● RECORDED INFORMATION

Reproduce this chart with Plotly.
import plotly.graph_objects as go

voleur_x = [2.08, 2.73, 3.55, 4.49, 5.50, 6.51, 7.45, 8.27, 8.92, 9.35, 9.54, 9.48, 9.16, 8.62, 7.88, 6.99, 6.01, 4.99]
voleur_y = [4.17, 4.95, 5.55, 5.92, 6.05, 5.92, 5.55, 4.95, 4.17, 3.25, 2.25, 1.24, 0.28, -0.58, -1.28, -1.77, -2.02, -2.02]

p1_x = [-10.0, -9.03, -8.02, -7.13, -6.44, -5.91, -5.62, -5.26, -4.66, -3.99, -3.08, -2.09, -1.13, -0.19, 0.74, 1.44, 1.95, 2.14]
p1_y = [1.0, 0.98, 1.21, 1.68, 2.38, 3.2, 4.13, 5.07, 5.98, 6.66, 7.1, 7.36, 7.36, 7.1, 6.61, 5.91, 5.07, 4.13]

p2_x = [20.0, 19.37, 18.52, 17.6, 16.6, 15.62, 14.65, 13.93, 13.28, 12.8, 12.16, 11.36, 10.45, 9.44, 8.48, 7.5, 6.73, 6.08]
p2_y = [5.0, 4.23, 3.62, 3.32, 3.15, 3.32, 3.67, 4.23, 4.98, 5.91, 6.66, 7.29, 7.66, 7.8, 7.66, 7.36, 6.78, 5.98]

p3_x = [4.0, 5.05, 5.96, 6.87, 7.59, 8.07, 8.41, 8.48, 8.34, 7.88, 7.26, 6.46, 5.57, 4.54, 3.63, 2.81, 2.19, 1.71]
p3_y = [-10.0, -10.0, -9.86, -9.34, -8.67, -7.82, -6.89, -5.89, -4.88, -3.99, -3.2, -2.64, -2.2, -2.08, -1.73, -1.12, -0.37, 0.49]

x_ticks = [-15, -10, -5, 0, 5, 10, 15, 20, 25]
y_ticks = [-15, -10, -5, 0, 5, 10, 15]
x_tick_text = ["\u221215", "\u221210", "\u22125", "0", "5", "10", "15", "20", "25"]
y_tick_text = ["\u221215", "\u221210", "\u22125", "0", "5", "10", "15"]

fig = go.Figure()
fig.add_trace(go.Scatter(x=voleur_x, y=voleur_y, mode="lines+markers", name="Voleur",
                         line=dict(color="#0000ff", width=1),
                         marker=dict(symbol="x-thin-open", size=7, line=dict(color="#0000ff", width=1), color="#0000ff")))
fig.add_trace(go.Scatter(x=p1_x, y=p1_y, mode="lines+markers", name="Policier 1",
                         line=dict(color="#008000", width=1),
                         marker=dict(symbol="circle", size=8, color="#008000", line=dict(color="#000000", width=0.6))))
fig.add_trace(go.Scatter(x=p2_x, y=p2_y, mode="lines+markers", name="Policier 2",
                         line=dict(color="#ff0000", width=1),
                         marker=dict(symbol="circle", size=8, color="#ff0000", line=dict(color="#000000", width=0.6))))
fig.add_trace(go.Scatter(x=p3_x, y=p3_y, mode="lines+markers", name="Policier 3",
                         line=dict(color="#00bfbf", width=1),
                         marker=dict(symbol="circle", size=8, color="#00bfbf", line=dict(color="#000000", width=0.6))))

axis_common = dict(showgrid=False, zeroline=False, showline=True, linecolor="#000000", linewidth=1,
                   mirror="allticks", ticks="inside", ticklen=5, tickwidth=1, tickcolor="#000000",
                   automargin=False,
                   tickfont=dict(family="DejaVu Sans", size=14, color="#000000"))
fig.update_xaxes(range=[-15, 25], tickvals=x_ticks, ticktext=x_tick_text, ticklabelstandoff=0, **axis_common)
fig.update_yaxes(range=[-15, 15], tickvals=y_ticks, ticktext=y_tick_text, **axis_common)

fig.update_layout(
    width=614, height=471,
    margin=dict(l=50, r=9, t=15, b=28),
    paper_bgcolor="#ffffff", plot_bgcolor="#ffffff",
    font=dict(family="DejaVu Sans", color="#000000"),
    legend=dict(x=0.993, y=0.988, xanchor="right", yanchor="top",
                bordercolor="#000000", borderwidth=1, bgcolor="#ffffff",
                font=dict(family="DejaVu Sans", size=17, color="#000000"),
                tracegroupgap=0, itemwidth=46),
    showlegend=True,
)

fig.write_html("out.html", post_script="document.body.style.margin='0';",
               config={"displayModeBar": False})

● GOAL
Without leaving anything out, quote all the data.

● RESULT OF THIS EXERCISE
Reproduce this chart with Plotly.
import plotly.graph_objects as go

voleur_x = [2.08, 2.73, 3.55, 4.49, 5.50, 6.51, 7.45, 8.27, 8.92, 9.35, 9.54, 9.48, 9.16, 8.62, 7.88, 6.99, 6.01, 4.99]
voleur_y = [4.17, 4.95, 5.55, 5.92, 6.05, 5.92, 5.55, 4.95, 4.17, 3.25, 2.25, 1.24, 0.28, -0.58, -1.28, -1.77, -2.02, -2.02]

p1_x = [-10.0, -9.03, -8.02, -7.13, -6.44, -5.91, -5.62, -5.26, -4.66, -3.99, -3.08, -2.09, -1.13, -0.19, 0.74, 1.44, 1.95, 2.14]
p1_y = [1.0, 0.98, 1.21, 1.68, 2.38, 3.2, 4.13, 5.07, 5.98, 6.66, 7.1, 7.36, 7.36, 7.1, 6.61, 5.91, 5.07, 4.13]

p2_x = [20.0, 19.37, 18.52, 17.6, 16.6, 15.62, 14.65, 13.93, 13.28, 12.8, 12.16, 11.36, 10.45, 9.44, 8.48, 7.5, 6.73, 6.08]
p2_y = [5.0, 4.23, 3.62, 3.32, 3.15, 3.32, 3.67, 4.23, 4.98, 5.91, 6.66, 7.29, 7.66, 7.8, 7.66, 7.36, 6.78, 5.98]

p3_x = [4.0, 5.05, 5.96, 6.87, 7.59, 8.07, 8.41, 8.48, 8.34, 7.88, 7.26, 6.46, 5.57, 4.54, 3.63, 2.81, 2.19, 1.71]
p3_y = [-10.0, -10.0, -9.86, -9.34, -8.67, -7.82, -6.89, -5.89, -4.88, -3.99, -3.2, -2.64, -2.2, -2.08, -1.73, -1.12, -0.37, 0.49]

x_ticks = [-15, -10, -5, 0, 5, 10, 15, 20, 25]
y_ticks = [-15, -10, -5, 0, 5, 10, 15]
x_tick_text = ["\u221215", "\u221210", "\u22125", "0", "5", "10", "15", "20", "25"]
y_tick_text = ["\u221215", "\u221210", "\u22125", "0", "5", "10", "15"]

fig = go.Figure()
fig.add_trace(go.Scatter(x=voleur_x, y=voleur_y, mode="lines+markers", name="Voleur",
                         line=dict(color="#0000ff", width=1),
                         marker=dict(symbol="x-thin-open", size=7, line=dict(color="#0000ff", width=1), color="#0000ff")))
fig.add_trace(go.Scatter(x=p1_x, y=p1_y, mode="lines+markers", name="Policier 1",
                         line=dict(color="#008000", width=1),
                         marker=dict(symbol="circle", size=8, color="#008000", line=dict(color="#000000", width=0.6))))
fig.add_trace(go.Scatter(x=p2_x, y=p2_y, mode="lines+markers", name="Policier 2",
                         line=dict(color="#ff0000", width=1),
                         marker=dict(symbol="circle", size=8, color="#ff0000", line=dict(color="#000000", width=0.6))))
fig.add_trace(go.Scatter(x=p3_x, y=p3_y, mode="lines+markers", name="Policier 3",
                         line=dict(color="#00bfbf", width=1),
                         marker=dict(symbol="circle", size=8, color="#00bfbf", line=dict(color="#000000", width=0.6))))

axis_common = dict(showgrid=False, zeroline=False, showline=True, linecolor="#000000", linewidth=1,
                   mirror="allticks", ticks="inside", ticklen=5, tickwidth=1, tickcolor="#000000",
                   automargin=False,
                   tickfont=dict(family="DejaVu Sans", size=14, color="#000000"))
fig.update_xaxes(range=[-15, 25], tickvals=x_ticks, ticktext=x_tick_text, ticklabelstandoff=0, **axis_common)
fig.update_yaxes(range=[-15, 15], tickvals=y_ticks, ticktext=y_tick_text, **axis_common)

fig.update_layout(
    width=614, height=471,
    margin=dict(l=50, r=9, t=15, b=28),
    paper_bgcolor="#ffffff", plot_bgcolor="#ffffff",
    font=dict(family="DejaVu Sans", color="#000000"),
    legend=dict(x=0.993, y=0.988, xanchor="right", yanchor="top",
                bordercolor="#000000", borderwidth=1, bgcolor="#ffffff",
                font=dict(family="DejaVu Sans", size=17, color="#000000"),
                tracegroupgap=0, itemwidth=46),
    showlegend=True,
)

fig.write_html("out.html", post_script="document.body.style.margin='0';",
               config={"displayModeBar": False})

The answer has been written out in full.